Вот почему всем крупным, призванным мыслителям свойственно как бы вечно цветущее мышление, ибо у них всякое понятие, всякое суждение, всякое слово – вскрывает новые связи, развертывает новые ходы, как бы отверзает новые двери, ведущие к предметным источникам и колодцам, в предметные шахты. Такие мыслители – качественно всегда подлинны; по объему и материалу – всегда новы; по огню своей мысли – всегда «искренни». Их мысль никогда не впадает в релятивизм; но она всегда не закончена. Ибо таким создан и так обстоит Божий мир; таким помыслил его Господь и в таком виде Он отдал нам его на исследование и познание, чтобы мы всюду осязали Его могущество и величие, Его излучения, Его присутствие и созерцали мир как живой символ, как живой «иероглиф» Божий…

И потому мы можем быть уверены, что, где начинает господствовать отвлеченное, схематическое мышление, упрощающее и повторяющее, раз навсегда нашедшее мнимый «ответ» на все свои неверные «вопросы» и самодовольно навязывающее всем свой «штамп» или «трафарет», там сила суждения иссякла и омертвела, там воцаряется мертвая ложь и пошлость (например, «механицизм» в естествознании, «формализм» в юриспруденции, «конструктивизм» в философии, «кубизм» в живописи, «модернизм» в музыке, «диалектический материализм» в истории, политике и экономике и т. д.).

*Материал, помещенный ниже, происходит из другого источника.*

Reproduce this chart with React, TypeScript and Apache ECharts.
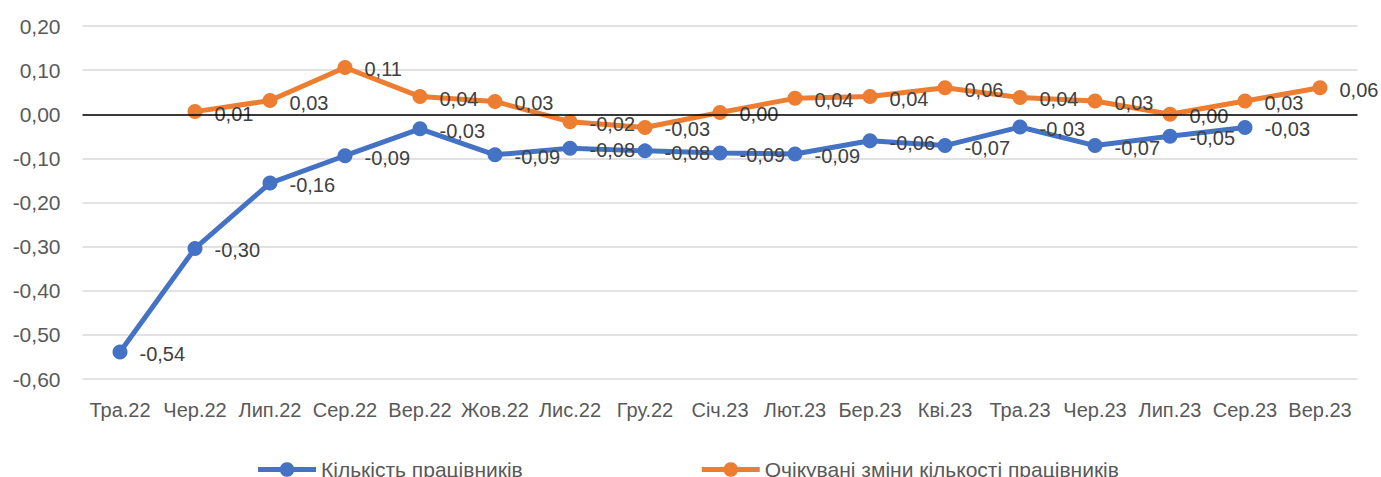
import React, { useEffect, useRef } from 'react';
import * as echarts from 'echarts';

const categories = ['Тра.22', 'Чер.22', 'Лип.22', 'Сер.22', 'Вер.22', 'Жов.22', 'Лис.22', 'Гру.22', 'Січ.23', 'Лют.23', 'Бер.23', 'Кві.23', 'Тра.23', 'Чер.23', 'Лип.23', 'Сер.23', 'Вер.23'];
const employees = [-0.539, -0.304, -0.156, -0.094, -0.033, -0.092, -0.077, -0.083, -0.088, -0.09, -0.06, -0.071, -0.029, -0.071, -0.05, -0.03, null];
const expected = [null, 0.006, 0.031, 0.106, 0.04, 0.029, -0.017, -0.03, 0.004, 0.036, 0.04, 0.06, 0.038, 0.03, 0, 0.03, 0.06];
const seriesNames = ['Кількість працівників', 'Очікувані зміни кількості працівників'];

const fmt = (v: number) => {
  const s = v.toFixed(2).replace('.', ',');
  return s === '-0,00' ? '0,00' : s;
};

const FONT = '"Liberation Sans", Arial, sans-serif';
const LEGEND_ICON = 'path://M0,5.5H22.93A7.5,7.5 0 0 1 37.07,5.5H60V10.5H37.07A7.5,7.5 0 0 1 22.93,10.5H0Z';

export default function App() {
  const ref = useRef<HTMLDivElement>(null);
  useEffect(() => {
    document.body.style.margin = '0';
    const chart = echarts.init(ref.current!, null, { renderer: 'svg' });
    const label = {
      show: true,
      position: 'right',
      distance: 12,
      offset: [0, 2],
      color: '#404040',
      fontSize: 20,
      fontFamily: FONT,
      formatter: (p: any) => fmt(p.value),
    };
    chart.setOption({
      animation: false,
      textStyle: { fontFamily: FONT },
      grid: { left: 82.5, right: 23.5, top: 26, bottom: 98, containLabel: false },
      legend: {
        left: 253,
        top: 454,
        icon: LEGEND_ICON,
        itemWidth: 58,
        itemHeight: 15,
        itemGap: 179,
        textStyle: { fontSize: 21, color: '#595959', fontFamily: FONT },
        data: seriesNames,
      },
      xAxis: {
        type: 'category',
        data: categories,
        boundaryGap: true,
        axisLine: { show: false, onZero: false },
        axisTick: { show: false },
        axisLabel: { interval: 0, color: '#595959', fontSize: 20, fontFamily: FONT, margin: 21 },
        splitLine: { show: false },
      },
      yAxis: {
        type: 'value',
        min: -0.6,
        max: 0.2,
        interval: 0.1,
        axisLine: { show: false },
        axisTick: { show: false },
        axisLabel: { color: '#595959', fontSize: 21, fontFamily: FONT, margin: 22, formatter: (v: number) => fmt(v) },
        splitLine: { lineStyle: { color: '#D9D9D9', width: 1.5 } },
      },
      series: [
        {
          name: seriesNames[0],
          type: 'line',
          data: employees,
          color: '#4472C4',
          lineStyle: { width: 5, color: '#4472C4' },
          symbol: 'circle',
          symbolSize: 15,
          itemStyle: { color: '#4472C4' },
          label,
          markLine: {
            silent: true,
            symbol: 'none',
            label: { show: false },
            lineStyle: { color: '#000000', width: 1.5, type: 'solid' },
            data: [{ yAxis: 0 }],
          },
          z: 3,
        },
        {
          name: seriesNames[1],
          type: 'line',
          data: expected,
          color: '#ED7D31',
          lineStyle: { width: 5, color: '#ED7D31' },
          symbol: 'circle',
          symbolSize: 15,
          itemStyle: { color: '#ED7D31' },
          label,
          z: 4,
        },
      ],
    });
    return () => chart.dispose();
  }, []);
  return <div ref={ref} style={{ width: 1381, height: 477 }} />;
}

И посему всем нам и повсюду, и особенно нам, русским, которым еще предстоит воспитать в себе национальный духовный характер, – нам надо упражнять и крепить свою силу суждения, нам необходимо судить свободно и ответственно и высоко ценить аскетическое начало в мысли. Нам надо помнить, что беспредметные суждения и противопредметные рассуждения слагают гибельную болтовню, за которую множество людей будет расплачиваться долгими и жестокими страданиями.